Patti Cake$: Dare Ya to Do What You Want, by David Bax
It may not be immediately clear to you, when watching Geremy Jasper’s Patti Cake$, that the movie is set in Northern New Jersey (it may take you as long as until the first Bruce Springsteen song shows up on the soundtrack to figure it out). But, thanks to Jasper’s firm command of tone and atmosphere, you’ll understand that you’ve set down in a place of scrappy strivers and bitter burnouts who are both inspired and intimidated by the shadow they live in. For what it’s worth, it takes place in Bayonne.
Patricia Dumbrowski (Danielle Macdonal) lives at home with her mother (Bridget Everett) and tends bar at night. In her free time, though, she dreams of hip-hop stardom with her friend Jerry (Siddharth Dhananjay), writing rhymes that she mostly performs just for herself in the bathroom mirror. That begins to change, though, when she meets a loner musician who calls himself Basterd (Mamoudou Athie). Patti, Jerry and Basterd, with some help from Patti’s ailing Grandma (Cathy Moriarty), form a group and hope to hustle their way to stardom.

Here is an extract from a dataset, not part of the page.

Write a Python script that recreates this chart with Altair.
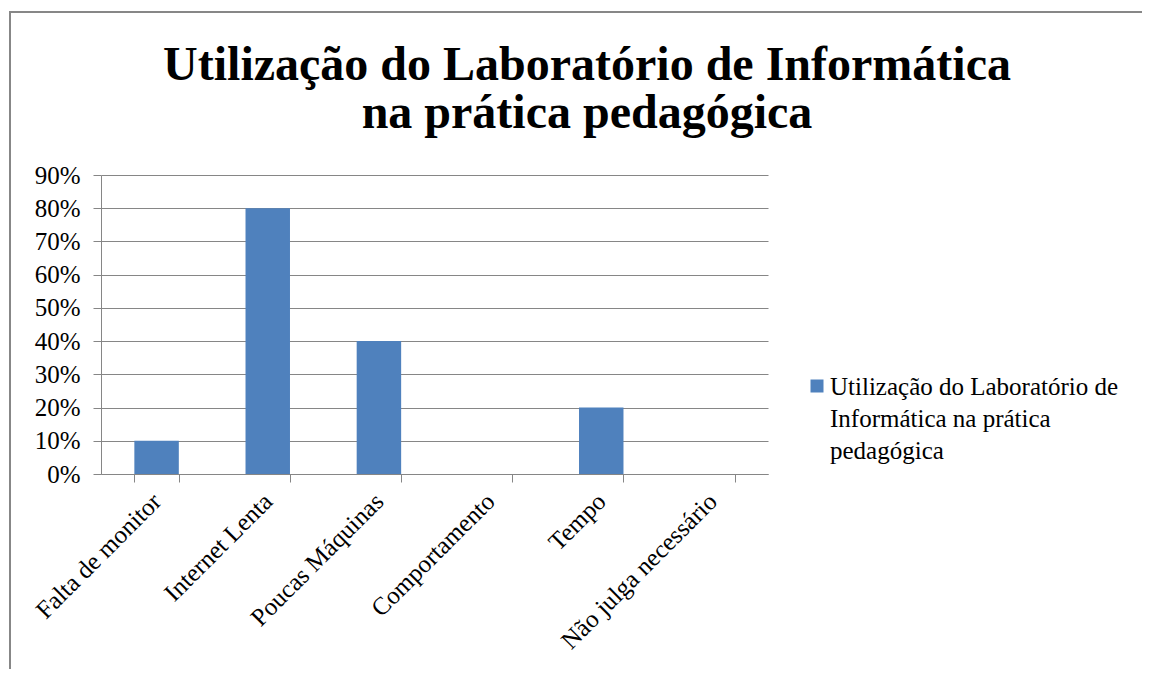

Patti, it must be noted, is white. In fact, the hip-hop scene in their town (or at least the one they’re a part of) is almost entirely Caucasian. Jasper makes this conspicuous, especially early in the movie when the most prominent black face we see is the poster of a rapper hanging above her bed. How Patti feels about this is not specified but we get more than a couple glimpses at how other people react. A black rapper (Sahr Ngaujah) calls her a “culture vulture;’ her mother tells her to “act your race.” Even the other white (male) rappers never let her forget what she is. When they’re not calling her Dumbo, it’s White Precious.
Jasper’s frankness about this and other issues is what makes Patti Cake$ stand out. In many ways, it’s a conventional underdog story, a rehash of 8 Mile, which was already a rehash of Rocky. But even as he’s satisfyingly hitting those familiar beats, he’s adorning his movie with authenticity. The music Patti and her friends make is actually pretty good (as is the music on the soundtrack, including a stellar Bikini Kill needle drop). The debilitating cost of health care for poor folks is a motif. And, most refreshingly, this is the very rare movie that understands most people have to spend large parts of their day at work.
With its mix of edifying realism and movie fantasy, it eventually becomes clear what Patti Cake$ really is. It’s a legend, a myth, a fairytale. I mean, a hermit who builds a recording studio in an abandoned cabin the woods is exactly the kind of thing the Brothers Grimm would write today, isn’t it? And, like most such stories, you’ll likely be eager to return to this bunch of lovable misfits again and again.